As they enter the set, Hervieu exits—pulls his hands, if you will—and Bush is held captive in the swarm. Maybe you’re supposed to imagine that the bodies that fill these frames are different from hers, the body in focus. Yet set in concert with the song itself, “RUTH” the video becomes a visual treatment of corporeal disassembly.
“You wanna feel how it feels?” Give into what isn’t you, but what could be you; transition by any other name. “Is there so much hate for the ones we love?” Dysphoria of all kinds turns your body, your most precious vessel of personhood, into an enemy.
The final shot of the video: Bush and Hervieu together, only now their bodies are still, except for the arc of their arms, which pull back invisible bowstrings. As they look past the camera, they take aim. Neither of them appears to fire the bow, but I feel the psychic arrow strike all the same. That’s God.
*
When I look at old photos of myself, I just see a body. It’s hard for me to remember my life in those other bodies, unlike how I can say that this year’s body feels like the ankle I sprained getting out of a car and the burn on my elbow where it touched the oven door and the bruise on my butt after slipping on a rock face on the path to a river. This year’s body reads the news and weeps. This year’s body notices flowering trees and wipes bugs from its eyes and thinks about God.
Everyone, even those of us without religion, has something in mind when they say, “Oh, God,” in exclamation, in terror, in fervor, in ecstasy. There’s a recklessness to piety, offering yourself in bondage to some entity or idea that is ultimately indifferent about you. But it takes an incredible amount of faith to transition, even if it’s not something you announce but especially if it is. The first time I told someone I was trans, I stammered and trembled and looked at their face through eyes veiled with tears. I was terrified by what I was saying even as I said it. But I had to feel how it feels, even knowing that my admission could hurt me, because the alternative was alienation from myself and the world.
There’s a recklessness to piety, offering yourself in bondage to some entity or idea that is ultimately indifferent about you.
This is the deal I’d make with God, if I could: my devotion in exchange for acceptance of the past, peace with the present, and assurances about the future. But in lieu of God’s handshake, I deal with myself. I began transitioning knowing who I couldn’t be but with only field notes for who I could be. I thought it’d be a lonely voyage, and it can be, sometimes, but one consequence of my work is that other people have reached out to share what it means that I chronicle my journey, in fiction and in personal writing like this. That, more than anything, feels like faith in real time: transitioning as a form of devotion, all of us congregating together to define an eternity worth seeking.

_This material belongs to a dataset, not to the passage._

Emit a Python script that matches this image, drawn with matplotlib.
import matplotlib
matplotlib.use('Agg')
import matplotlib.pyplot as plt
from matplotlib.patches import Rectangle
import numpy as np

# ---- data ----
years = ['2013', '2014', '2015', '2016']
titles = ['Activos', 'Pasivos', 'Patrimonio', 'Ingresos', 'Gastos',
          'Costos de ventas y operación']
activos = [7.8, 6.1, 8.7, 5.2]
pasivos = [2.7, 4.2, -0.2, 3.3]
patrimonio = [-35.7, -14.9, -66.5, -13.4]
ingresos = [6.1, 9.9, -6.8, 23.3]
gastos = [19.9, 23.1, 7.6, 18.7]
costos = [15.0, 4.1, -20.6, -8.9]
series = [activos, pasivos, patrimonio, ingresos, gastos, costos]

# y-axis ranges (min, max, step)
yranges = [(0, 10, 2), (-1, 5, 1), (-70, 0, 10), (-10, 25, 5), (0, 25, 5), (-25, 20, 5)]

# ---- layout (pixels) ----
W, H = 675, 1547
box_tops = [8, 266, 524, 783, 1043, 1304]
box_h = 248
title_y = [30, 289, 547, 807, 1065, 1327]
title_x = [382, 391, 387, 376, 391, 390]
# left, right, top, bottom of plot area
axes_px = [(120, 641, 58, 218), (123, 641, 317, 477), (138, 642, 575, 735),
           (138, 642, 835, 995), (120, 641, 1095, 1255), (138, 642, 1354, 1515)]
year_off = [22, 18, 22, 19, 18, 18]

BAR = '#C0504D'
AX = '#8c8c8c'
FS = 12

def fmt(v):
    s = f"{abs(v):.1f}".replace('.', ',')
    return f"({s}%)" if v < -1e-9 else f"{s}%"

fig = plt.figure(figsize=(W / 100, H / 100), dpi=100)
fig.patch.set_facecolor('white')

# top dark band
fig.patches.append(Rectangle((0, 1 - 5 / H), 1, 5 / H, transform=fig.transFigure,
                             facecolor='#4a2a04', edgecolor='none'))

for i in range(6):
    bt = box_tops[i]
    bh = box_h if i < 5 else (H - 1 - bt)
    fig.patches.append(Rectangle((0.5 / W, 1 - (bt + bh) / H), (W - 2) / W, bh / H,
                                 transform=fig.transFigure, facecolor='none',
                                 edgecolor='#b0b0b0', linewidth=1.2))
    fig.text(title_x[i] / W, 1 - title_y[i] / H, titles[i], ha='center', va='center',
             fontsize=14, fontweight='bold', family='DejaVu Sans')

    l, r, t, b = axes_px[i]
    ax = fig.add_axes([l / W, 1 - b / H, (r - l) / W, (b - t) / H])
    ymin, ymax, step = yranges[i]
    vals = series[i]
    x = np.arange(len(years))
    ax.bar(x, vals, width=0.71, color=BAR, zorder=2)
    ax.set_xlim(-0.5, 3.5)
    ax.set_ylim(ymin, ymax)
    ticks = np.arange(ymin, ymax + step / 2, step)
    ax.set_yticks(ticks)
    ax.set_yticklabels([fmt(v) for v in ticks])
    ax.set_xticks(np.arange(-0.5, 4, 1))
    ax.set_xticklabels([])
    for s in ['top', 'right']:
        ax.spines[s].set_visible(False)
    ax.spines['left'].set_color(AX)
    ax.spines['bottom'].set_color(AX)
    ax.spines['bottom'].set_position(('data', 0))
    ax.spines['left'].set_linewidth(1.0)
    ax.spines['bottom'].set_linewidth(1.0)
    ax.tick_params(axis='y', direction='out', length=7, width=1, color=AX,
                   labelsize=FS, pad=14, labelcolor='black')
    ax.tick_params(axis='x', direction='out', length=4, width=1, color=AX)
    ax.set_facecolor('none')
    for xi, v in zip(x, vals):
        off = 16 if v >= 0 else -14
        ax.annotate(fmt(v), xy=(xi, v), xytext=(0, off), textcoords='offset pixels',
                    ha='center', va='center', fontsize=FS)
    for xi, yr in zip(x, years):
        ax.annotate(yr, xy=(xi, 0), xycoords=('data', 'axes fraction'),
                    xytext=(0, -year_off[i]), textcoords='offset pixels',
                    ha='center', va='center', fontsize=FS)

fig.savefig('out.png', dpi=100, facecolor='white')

I don’t know what next year’s body will feel like, or the body in the years after that. But I know I can and will live with changes I instigate and changes I can only weather. One could say I’m running up that hill, really committing to the metaphor, no matter what God or some Godlike force might offer me in exchange for stillness.
My resolution takes the form of an arrow through my heart because this is how I remind myself that I’ve hit my target at least once before. Then I pick the bow up and turn toward the next stretch of future. In the end, no one can hunt down the better version of you better than yourself. Thank God for that.